Zwischen April und Juni 2024 stellte das Gericht Mailand die Armani-Operations-Gruppe und Manufactures Dior unter gerichtliche Aufsicht. Dabei wurden mehrere chinesische Produktionsfirmen, die in Italien ansässig sind und Luxusgüter für Dior und Armani herstellen, unter Zwangsverwaltung gestellt. Die Staatsanwälte hatten den Unternehmen vorgeworfen, ihre Beschäftigten systematisch zu misshandeln.

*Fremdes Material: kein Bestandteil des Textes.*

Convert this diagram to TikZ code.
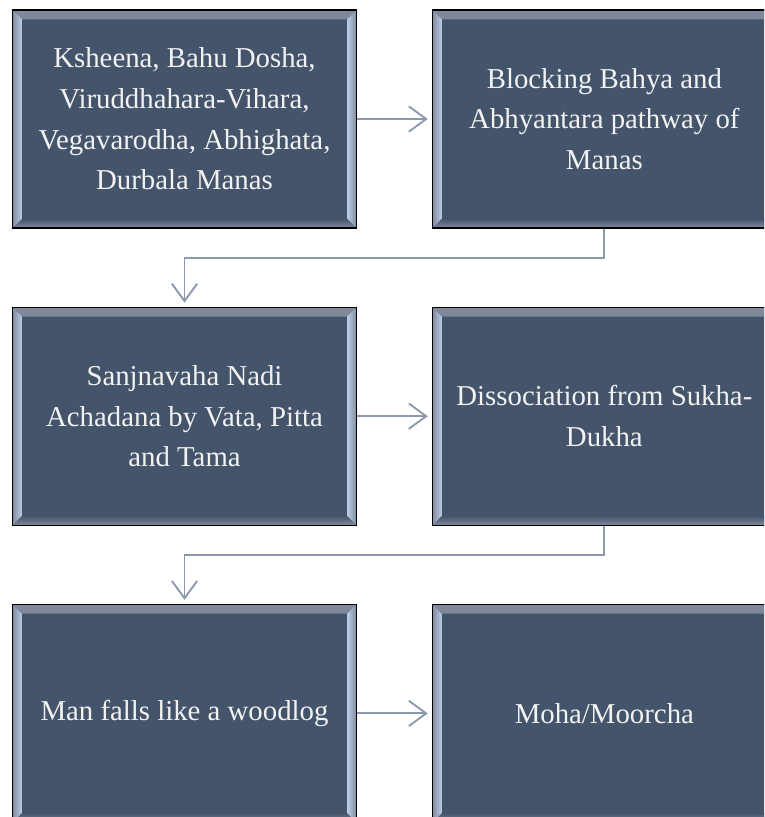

»Die Verbraucher, die Produkte der beiden Modegiganten kaufen, geben erhebliche Summen aus, um Kleidung, Schuhe und Accessoires zu erwerben, die auf dem Papier für hervorragende Qualität und Verarbeitung stehen sollten«, schrieb die Organisation für Verbraucherschutz Codacons am Mittwoch in einem Pressestatement. »Die Vorwürfe der Kartellbehörde scheinen jedoch das Gegenteil zu beweisen, denn sie heben hervor, dass die Produkte aus Labors stammen, in denen Arbeiter mit unangemessenen Löhnen, Arbeitszeiten jenseits der gesetzlichen Grenzen und unzureichenden Gesundheits- und Sicherheitsbedingungen beschäftigt sind.« Diese Faktoren würden die »sehr hohen Preise, die die beiden Marken in Rechnung stellen, nicht im geringsten rechtfertigen und den Verbrauchern eindeutig schaden«. Laut Codacons würde deshalb auch ein deutliches Ungleichgewicht zwischen den Einnahmen der beiden Moderiesen und den Löhnen der ausgebeuteten und unterbezahlten Arbeiter entstehen.

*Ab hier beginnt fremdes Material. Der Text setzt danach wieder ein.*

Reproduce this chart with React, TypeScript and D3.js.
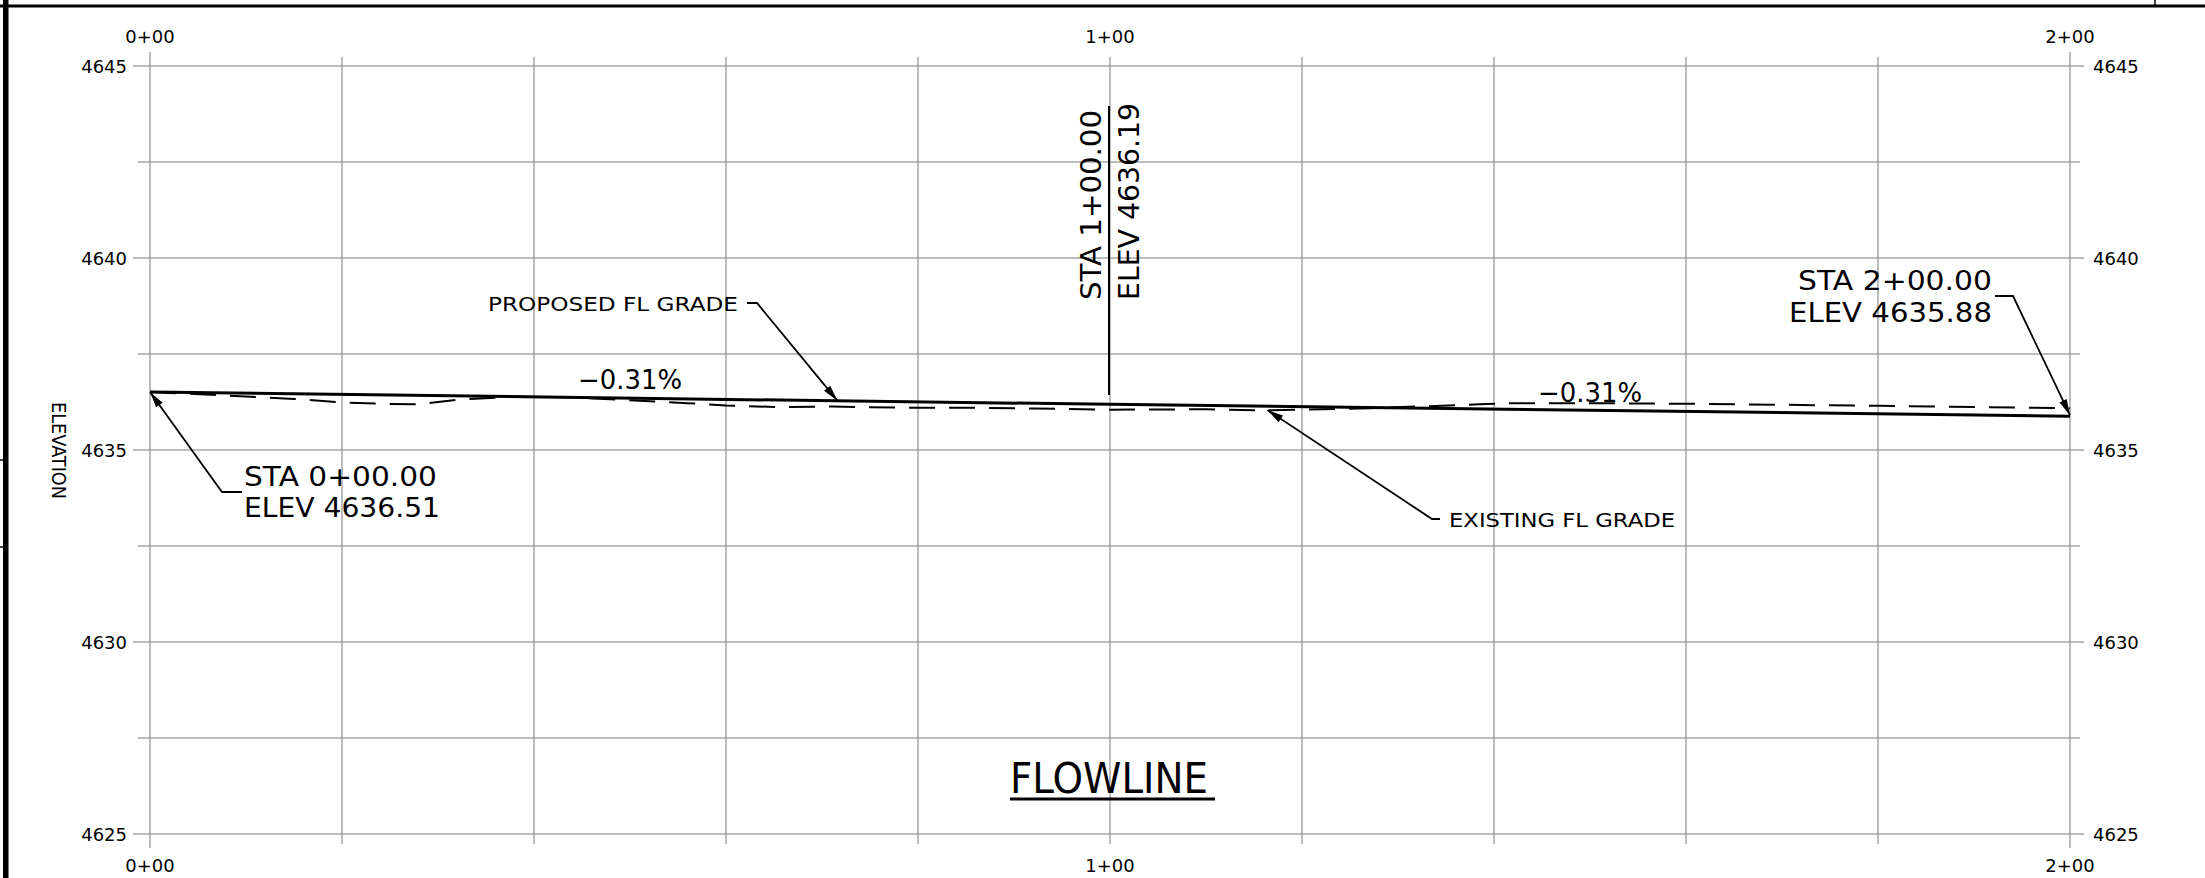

Der Präsident von Federmoda, Giulio Felloni, schlug am Mittwoch Alarm: »Dies könnte sicherlich einen Kaskadeneffekt von den Unternehmen bis hin zum Endverbraucher auslösen«, erklärte er der Zeitung La Stampa. Laut Felloni, dessen Verband das »Made in Italy« vertritt, sei es heute eine echte »Notwendigkeit« für die Unternehmen, »ethisch vertretbare Produkte zu liefern, sowohl in bezug auf den Inhalt als auch auf die Verarbeitung«, denn es sei »die Kundschaft, die diesen Mehrwert verlangt«.